Modelling to save Sellafield!

At the February Sci-Bar meeting, Alex Brown, a chemist from the National Nuclear Laboratory in Warrington delivered an enthusiastic presentation on in silico approaches [the current description of computer based data analysis] to managing the challenges of cleaning up Britain's first nuclear plant at Sellafield. Using a set of images and a time-lapse video, Alex took us through the acronym-filled world of the former Windscale site, which grew out of the earlier Royal Ordnace works, to take advantage of the early stage developments that underpinned the nuclear weapons industry. The various components of the plant that have been built since the World War II, comprise reactor towers, fuel waste ponds and a range of waste storage areas. These are all there to deal with the the original purpose of power generation via the Magnox system, and the safe storage and disposal of on site waste. As Alex reminded us, Sellafield also handles waste brought in by rail from other plants around the country. It is likely that complete decommissioning of Sellafield will take up to 100 years from today. The inevitable "fall out" from an industry that incorporated a large number of empirical process decisions, as this embryonic industry developed, is a mixture of decaying radioactive waste in formulations that are not entirely understood. As with all complex problems in Science and Engineering, the application of computational modelling is being increasingly deployed in order to manage the clean up processes, with a view to developing the safest, most cost efficient and quickest solution to restoring Sellafield to its former rural beauty! Such problems are of course very familiar to the citizens of Widnes and Runcorn, who live alongside similar consequences of the early Chemical Industry in these towns! The ever present dichotomy of job creation and technical advance versus health and environmental risk!

Alex used a specific example of the pH related problems encountered in the management of settled sludge in a particular storage "tank". Acidification caused by aeration of the sludge tank, had an important influence of the solubility of Brucite, one of the Magnesium containing components of nuclear waste residues from Magnox reactors. Alex took us through an explanation of the use of a standard equilibrium equation for the solubilisation of Brucite at a range of pHs, starting from above 11, down to just above 10. By calculating the predicted solubility of Brucite in solutions of different pHs, the aim was to predict the Brucite concentration over a period in the on-site container, using a set of known temperatures and pressures. However, the modelling team had some concerns over elements of uncertainty surrounding the tank dimensions and the mixing parameters. Unfortunately, the model showed considerable deviation from the observed Brucite behaviour. 

By adding magnetite into a set of simulation experiments, a closer fit to the observed solubility characteristics in the tank was obtained. As the pH drops from its starting alkaline value as dissolved, atmospheric CO2 acidifies the liquor in the sludge tank, there is a concomitant impact on the equilibrium position of the liquid versus solid phase of Brucite in the waste mixture.
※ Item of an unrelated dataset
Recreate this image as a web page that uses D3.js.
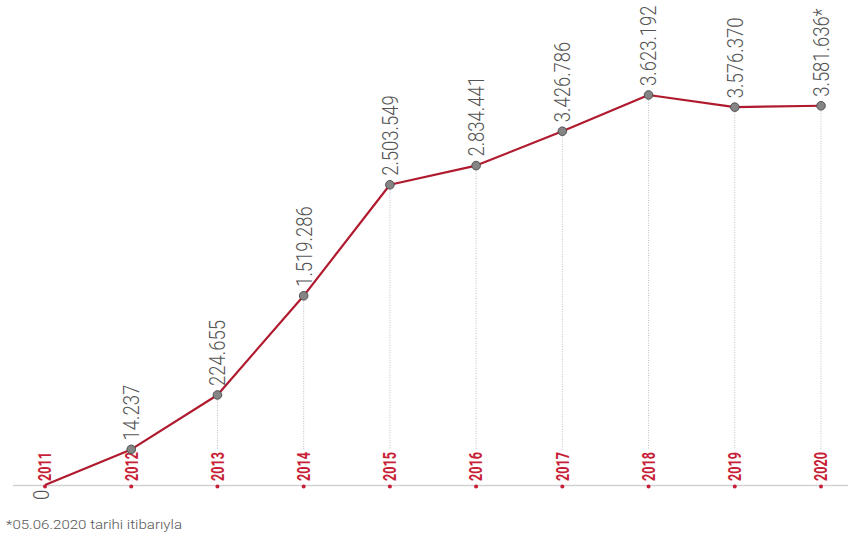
<!DOCTYPE html>
<html>
<head>
<meta charset="utf-8">
<script src="https://cdn.jsdelivr.net/npm/d3@7"></script>
<style>
  html, body { margin: 0; padding: 0; background: #ffffff; }
  svg { display: block; }
</style>
</head>
<body>
<svg id="chart" width="848" height="540"></svg>
<script>
// ---- data ----
const years = [2011, 2012, 2013, 2014, 2015, 2016, 2017, 2018, 2019, 2020];
const values = [0, 14237, 224655, 1519286, 2503549, 2834441, 3426786, 3623192, 3576370, 3581636];
const valueNotes = ["", "", "", "", "", "", "", "", "", "*"];
const footnote = "*05.06.2020 tarihi itibarıyla";

const data = years.map((yr, i) => ({ year: yr, value: values[i], note: valueNotes[i] }));

// ---- layout ----
const W = 848, H = 540;
const baseY = 485;
const svg = d3.select("#chart");
svg.append("rect").attr("width", W).attr("height", H).attr("fill", "#ffffff");

const x = d3.scalePoint().domain(years).range([45, 821]);
// compressed (broken) value axis, as in the infographic
const y = d3.scaleLinear()
  .domain([0, 20000, 250000, 1500000, 2500000, 3500000, 3700000])
  .range([baseY, 435, 390, 298, 185, 127, 75]);

const loc = d3.formatLocale({ decimal: ",", thousands: ".", grouping: [3], currency: ["", ""] });
const fmt = loc.format(",d");

const red = "#c81f38";
const lineRed = "#b01a2e";

// baseline
svg.append("line")
  .attr("x1", 13).attr("x2", W).attr("y1", baseY + 0.5).attr("y2", baseY + 0.5)
  .attr("stroke", "#d2d2d2").attr("stroke-width", 1.5);

// dotted guides
svg.append("g").selectAll("line")
  .data(data.filter(d => y(d.value) < 440))
  .join("line")
  .attr("x1", d => x(d.year)).attr("x2", d => x(d.year))
  .attr("y1", d => y(d.value) + 5).attr("y2", 450)
  .attr("stroke", "#bdbdbd").attr("stroke-width", 1)
  .attr("stroke-dasharray", "1,1.5");

// year labels
const yl = svg.append("g");
yl.selectAll("circle")
  .data(data).join("circle")
  .attr("cx", d => x(d.year)).attr("cy", baseY + 1.5).attr("r", 2)
  .attr("fill", red);
yl.selectAll("text")
  .data(data).join("text")
  .attr("transform", d => `translate(${x(d.year)},${baseY - 4}) rotate(-90) scale(0.72,1)`)
  .attr("dy", "0.36em")
  .attr("text-anchor", "start")
  .attr("font-family", "Roboto, 'Liberation Sans', sans-serif")
  .attr("font-weight", 700)
  .attr("font-size", 17.5)
  .attr("fill", red)
  .text(d => d.year);

// line
svg.append("path")
  .datum(data)
  .attr("d", d3.line().x(d => x(d.year)).y(d => y(d.value)))
  .attr("fill", "none")
  .attr("stroke", lineRed)
  .attr("stroke-width", 2.2)
  .attr("stroke-linejoin", "round");

// points
svg.append("g").selectAll("circle")
  .data(data.filter(d => d.value > 0))
  .join("circle")
  .attr("cx", d => x(d.year)).attr("cy", d => y(d.value)).attr("r", 4.3)
  .attr("fill", "#858585").attr("stroke", "#505050").attr("stroke-width", 1);

// value labels
svg.append("g").selectAll("text")
  .data(data).join("text")
  .attr("transform", d => {
    const ty = d.value > 0 ? y(d.value) - 9 : y(d.value) + 15;
    const tx = d.value > 0 ? x(d.year) : x(d.year) - 4;
    return `translate(${tx},${ty}) rotate(-90) scale(0.84,1)`;
  })
  .attr("dy", "0.36em")
  .attr("text-anchor", "start")
  .attr("font-family", "Roboto, 'Liberation Sans', sans-serif")
  .attr("font-weight", 300)
  .attr("font-size", 22)
  .attr("fill", "#555555")
  .text(d => fmt(d.value) + d.note);

// footnote
svg.append("text")
  .attr("x", 6).attr("y", 529)
  .attr("font-family", "Roboto, 'Liberation Sans', sans-serif")
  .attr("font-weight", 300)
  .attr("font-size", 12)
  .attr("fill", "#555555")
  .attr("textLength", 176)
  .attr("lengthAdjust", "spacingAndGlyphs")
  .text(footnote);
</script>
</body>
</html>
It seems to me that since this is an accepted outcome of the plant configuration (ie aeration cannot be conveniently contained), the model requires incorporation of the multiple pH dependent events that will collectively determine the distribution of ionised Brucite in its dissolved and precipitated phases in the mixture. It was good to hear that Alex and his colleagues are now developing more sophisticated models in order to address such issues.

Alex, was clearly a passionate advocate of modelling approaches to helping manage such processes,  and he provided further examples of empirical curve fitting procedures in order to deal with client generated data (which raised an eyebrow in the audience!). Irrespective of the physical basis of such curve fitting equations, providing they provide the client with a robust means of predicting behaviour, they are valuable. Industrial protocols can be developed from such modelling to manage processes such as nuclear waste removal and, in more progressive examples, to help design new generation nuclear reactor plants. Alex's colleagues were in negotiations with Chinese organisations fro this very reason.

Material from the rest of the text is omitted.